## DO THIS
Starting at the first line of the listing below, retype each line up to and including the one that contains "0.295, 0.251, 0.240]". Leave pictures out.
■ ■ ■
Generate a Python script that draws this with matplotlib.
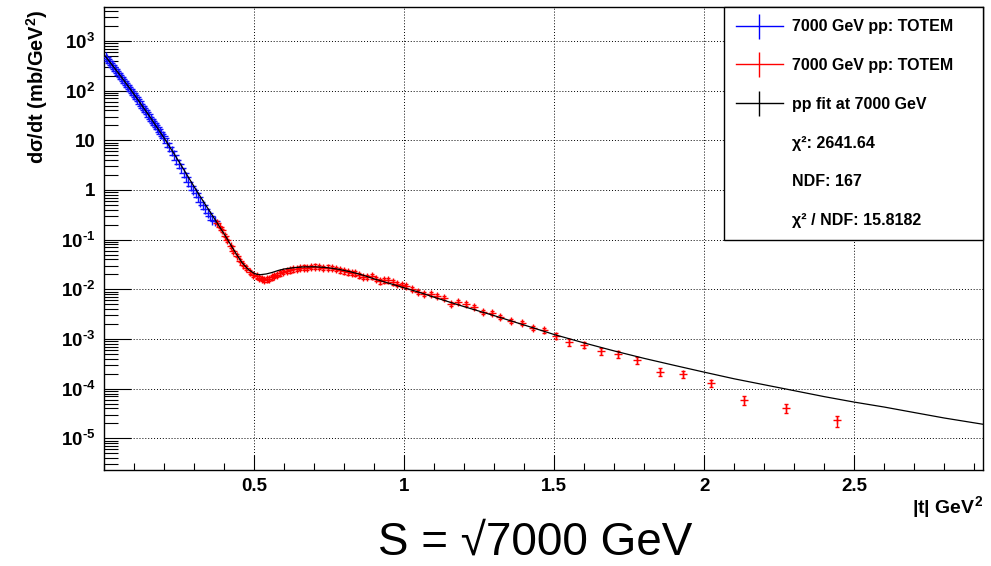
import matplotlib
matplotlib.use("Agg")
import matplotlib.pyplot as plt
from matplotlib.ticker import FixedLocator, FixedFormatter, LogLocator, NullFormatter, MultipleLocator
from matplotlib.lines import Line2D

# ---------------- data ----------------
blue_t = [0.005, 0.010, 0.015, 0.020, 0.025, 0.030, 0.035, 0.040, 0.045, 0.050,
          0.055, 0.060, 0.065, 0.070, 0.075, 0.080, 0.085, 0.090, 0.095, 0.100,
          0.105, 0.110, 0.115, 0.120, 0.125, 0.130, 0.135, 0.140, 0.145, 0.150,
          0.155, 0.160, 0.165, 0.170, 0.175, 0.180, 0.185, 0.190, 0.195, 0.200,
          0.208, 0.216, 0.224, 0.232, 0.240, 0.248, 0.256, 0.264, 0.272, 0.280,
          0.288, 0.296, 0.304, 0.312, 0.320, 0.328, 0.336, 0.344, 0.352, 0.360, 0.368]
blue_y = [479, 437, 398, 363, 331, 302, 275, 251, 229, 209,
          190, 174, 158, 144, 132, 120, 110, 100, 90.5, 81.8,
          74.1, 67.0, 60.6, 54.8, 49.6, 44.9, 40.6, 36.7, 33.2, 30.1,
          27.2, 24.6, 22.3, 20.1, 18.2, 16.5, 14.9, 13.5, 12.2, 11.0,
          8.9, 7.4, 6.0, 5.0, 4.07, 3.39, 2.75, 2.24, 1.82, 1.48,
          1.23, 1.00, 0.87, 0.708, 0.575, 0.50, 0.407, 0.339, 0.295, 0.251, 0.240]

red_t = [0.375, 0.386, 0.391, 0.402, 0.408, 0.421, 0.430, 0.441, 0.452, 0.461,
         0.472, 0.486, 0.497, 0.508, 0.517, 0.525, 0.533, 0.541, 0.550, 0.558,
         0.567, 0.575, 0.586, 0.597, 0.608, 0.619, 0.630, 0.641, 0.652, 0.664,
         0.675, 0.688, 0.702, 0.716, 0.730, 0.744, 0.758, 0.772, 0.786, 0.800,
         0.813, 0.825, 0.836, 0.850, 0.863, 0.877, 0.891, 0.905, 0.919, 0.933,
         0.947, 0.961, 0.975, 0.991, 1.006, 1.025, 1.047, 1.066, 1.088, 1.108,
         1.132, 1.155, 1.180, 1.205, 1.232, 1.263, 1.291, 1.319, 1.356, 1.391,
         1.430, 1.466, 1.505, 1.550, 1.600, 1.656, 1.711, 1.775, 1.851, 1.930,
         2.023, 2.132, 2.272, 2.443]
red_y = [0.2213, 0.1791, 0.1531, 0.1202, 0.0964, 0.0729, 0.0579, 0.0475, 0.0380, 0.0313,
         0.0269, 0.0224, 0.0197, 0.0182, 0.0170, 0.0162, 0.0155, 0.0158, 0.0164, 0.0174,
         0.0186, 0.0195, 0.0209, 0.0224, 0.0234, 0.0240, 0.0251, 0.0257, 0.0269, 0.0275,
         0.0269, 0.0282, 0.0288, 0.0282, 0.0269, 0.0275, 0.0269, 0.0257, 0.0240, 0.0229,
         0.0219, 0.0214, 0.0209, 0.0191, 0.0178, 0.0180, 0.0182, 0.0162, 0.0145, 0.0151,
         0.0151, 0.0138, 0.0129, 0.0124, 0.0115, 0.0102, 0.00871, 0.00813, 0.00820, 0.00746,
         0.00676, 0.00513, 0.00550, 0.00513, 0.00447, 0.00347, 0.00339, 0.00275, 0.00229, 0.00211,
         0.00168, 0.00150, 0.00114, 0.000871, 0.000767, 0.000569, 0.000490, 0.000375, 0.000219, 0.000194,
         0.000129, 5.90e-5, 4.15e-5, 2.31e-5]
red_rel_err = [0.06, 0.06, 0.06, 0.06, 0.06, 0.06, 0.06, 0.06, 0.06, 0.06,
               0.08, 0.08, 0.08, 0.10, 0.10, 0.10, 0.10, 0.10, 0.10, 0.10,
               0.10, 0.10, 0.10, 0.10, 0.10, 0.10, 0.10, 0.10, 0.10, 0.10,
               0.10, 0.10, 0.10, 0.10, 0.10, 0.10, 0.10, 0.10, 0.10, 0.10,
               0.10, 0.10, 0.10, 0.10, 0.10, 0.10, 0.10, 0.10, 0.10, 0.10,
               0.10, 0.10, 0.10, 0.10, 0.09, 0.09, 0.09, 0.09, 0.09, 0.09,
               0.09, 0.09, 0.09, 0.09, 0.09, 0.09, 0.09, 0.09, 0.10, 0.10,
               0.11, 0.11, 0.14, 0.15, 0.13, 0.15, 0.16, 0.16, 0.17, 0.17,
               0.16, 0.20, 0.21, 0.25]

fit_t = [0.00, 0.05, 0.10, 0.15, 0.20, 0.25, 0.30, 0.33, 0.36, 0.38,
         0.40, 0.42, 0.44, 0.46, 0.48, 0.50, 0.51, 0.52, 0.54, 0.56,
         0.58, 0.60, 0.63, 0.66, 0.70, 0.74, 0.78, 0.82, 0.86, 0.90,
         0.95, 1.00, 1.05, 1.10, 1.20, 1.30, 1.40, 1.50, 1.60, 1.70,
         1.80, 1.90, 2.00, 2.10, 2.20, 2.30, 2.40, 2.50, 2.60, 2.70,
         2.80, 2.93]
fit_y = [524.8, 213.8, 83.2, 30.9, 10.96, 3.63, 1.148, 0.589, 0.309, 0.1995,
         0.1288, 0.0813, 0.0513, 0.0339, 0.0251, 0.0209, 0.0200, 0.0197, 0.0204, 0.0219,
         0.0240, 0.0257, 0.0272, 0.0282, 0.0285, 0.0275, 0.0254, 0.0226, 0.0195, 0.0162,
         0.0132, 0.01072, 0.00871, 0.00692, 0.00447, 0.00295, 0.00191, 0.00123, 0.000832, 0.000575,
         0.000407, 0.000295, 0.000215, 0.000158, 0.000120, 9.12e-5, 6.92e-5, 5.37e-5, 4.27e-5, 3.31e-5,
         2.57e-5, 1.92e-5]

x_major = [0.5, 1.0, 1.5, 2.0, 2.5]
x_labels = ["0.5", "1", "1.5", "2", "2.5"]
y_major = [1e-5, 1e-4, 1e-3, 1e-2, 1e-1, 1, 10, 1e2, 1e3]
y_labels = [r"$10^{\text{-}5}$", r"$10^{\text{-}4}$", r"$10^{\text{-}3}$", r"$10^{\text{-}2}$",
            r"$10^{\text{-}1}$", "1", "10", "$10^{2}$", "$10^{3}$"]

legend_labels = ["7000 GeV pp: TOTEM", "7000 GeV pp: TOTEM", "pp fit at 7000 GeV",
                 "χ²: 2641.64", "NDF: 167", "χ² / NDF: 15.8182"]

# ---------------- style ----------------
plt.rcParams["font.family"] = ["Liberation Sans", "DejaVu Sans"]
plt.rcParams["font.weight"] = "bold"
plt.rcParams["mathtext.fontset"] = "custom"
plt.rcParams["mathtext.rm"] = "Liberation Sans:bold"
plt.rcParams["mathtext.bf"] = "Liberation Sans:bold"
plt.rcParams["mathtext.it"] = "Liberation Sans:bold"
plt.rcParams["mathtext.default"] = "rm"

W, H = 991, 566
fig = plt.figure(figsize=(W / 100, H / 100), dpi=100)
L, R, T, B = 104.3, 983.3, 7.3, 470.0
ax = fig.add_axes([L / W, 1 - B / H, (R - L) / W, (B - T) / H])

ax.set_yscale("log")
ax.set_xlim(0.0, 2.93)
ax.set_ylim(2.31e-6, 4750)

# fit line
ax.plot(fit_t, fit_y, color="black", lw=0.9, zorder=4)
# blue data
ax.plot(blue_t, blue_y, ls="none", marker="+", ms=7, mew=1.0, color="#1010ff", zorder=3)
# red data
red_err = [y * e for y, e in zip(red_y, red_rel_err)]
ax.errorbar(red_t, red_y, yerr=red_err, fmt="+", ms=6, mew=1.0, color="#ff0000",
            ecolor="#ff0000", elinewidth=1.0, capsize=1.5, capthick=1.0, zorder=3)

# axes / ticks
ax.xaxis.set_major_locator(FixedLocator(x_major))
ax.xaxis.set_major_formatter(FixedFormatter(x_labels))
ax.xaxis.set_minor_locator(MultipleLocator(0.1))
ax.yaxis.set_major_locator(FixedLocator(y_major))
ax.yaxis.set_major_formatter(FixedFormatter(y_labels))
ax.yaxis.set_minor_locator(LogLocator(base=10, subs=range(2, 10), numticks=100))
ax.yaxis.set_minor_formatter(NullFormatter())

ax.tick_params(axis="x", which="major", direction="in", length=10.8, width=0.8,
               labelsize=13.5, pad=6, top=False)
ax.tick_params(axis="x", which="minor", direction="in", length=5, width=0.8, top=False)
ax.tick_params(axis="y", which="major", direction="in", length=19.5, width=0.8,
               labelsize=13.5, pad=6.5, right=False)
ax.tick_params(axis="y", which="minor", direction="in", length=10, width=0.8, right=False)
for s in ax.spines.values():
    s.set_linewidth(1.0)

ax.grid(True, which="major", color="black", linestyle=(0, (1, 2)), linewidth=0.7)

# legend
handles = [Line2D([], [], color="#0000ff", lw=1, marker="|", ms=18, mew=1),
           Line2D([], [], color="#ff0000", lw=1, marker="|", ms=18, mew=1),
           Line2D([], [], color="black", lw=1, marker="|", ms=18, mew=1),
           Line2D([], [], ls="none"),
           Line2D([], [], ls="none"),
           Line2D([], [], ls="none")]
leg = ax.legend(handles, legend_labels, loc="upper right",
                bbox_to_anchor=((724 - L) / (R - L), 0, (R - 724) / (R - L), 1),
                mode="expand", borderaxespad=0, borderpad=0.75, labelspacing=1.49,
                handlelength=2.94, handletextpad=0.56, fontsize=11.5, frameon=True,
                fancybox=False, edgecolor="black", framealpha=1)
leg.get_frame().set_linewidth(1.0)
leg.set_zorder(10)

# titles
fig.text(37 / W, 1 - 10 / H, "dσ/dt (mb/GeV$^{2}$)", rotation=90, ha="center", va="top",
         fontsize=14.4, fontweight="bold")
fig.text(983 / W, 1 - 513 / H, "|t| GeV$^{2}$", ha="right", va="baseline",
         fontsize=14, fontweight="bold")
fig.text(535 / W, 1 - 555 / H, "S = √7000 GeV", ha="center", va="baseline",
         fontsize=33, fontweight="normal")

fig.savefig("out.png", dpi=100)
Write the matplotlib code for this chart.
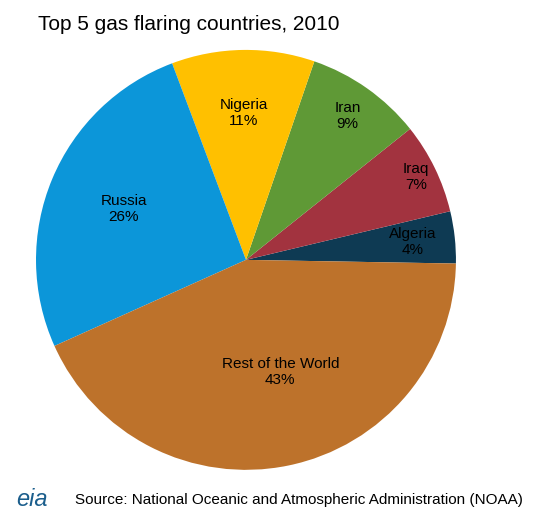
■ ■ ■
## FINISHED EXERCISE
Generate a Python script that draws this with matplotlib.
import matplotlib
matplotlib.use("Agg")
import matplotlib.pyplot as plt
from matplotlib.ticker import FixedLocator, FixedFormatter, LogLocator, NullFormatter, MultipleLocator
from matplotlib.lines import Line2D

# ---------------- data ----------------
blue_t = [0.005, 0.010, 0.015, 0.020, 0.025, 0.030, 0.035, 0.040, 0.045, 0.050,
          0.055, 0.060, 0.065, 0.070, 0.075, 0.080, 0.085, 0.090, 0.095, 0.100,
          0.105, 0.110, 0.115, 0.120, 0.125, 0.130, 0.135, 0.140, 0.145, 0.150,
          0.155, 0.160, 0.165, 0.170, 0.175, 0.180, 0.185, 0.190, 0.195, 0.200,
          0.208, 0.216, 0.224, 0.232, 0.240, 0.248, 0.256, 0.264, 0.272, 0.280,
          0.288, 0.296, 0.304, 0.312, 0.320, 0.328, 0.336, 0.344, 0.352, 0.360, 0.368]
blue_y = [479, 437, 398, 363, 331, 302, 275, 251, 229, 209,
          190, 174, 158, 144, 132, 120, 110, 100, 90.5, 81.8,
          74.1, 67.0, 60.6, 54.8, 49.6, 44.9, 40.6, 36.7, 33.2, 30.1,
          27.2, 24.6, 22.3, 20.1, 18.2, 16.5, 14.9, 13.5, 12.2, 11.0,
          8.9, 7.4, 6.0, 5.0, 4.07, 3.39, 2.75, 2.24, 1.82, 1.48,
          1.23, 1.00, 0.87, 0.708, 0.575, 0.50, 0.407, 0.339, 0.295, 0.251, 0.240]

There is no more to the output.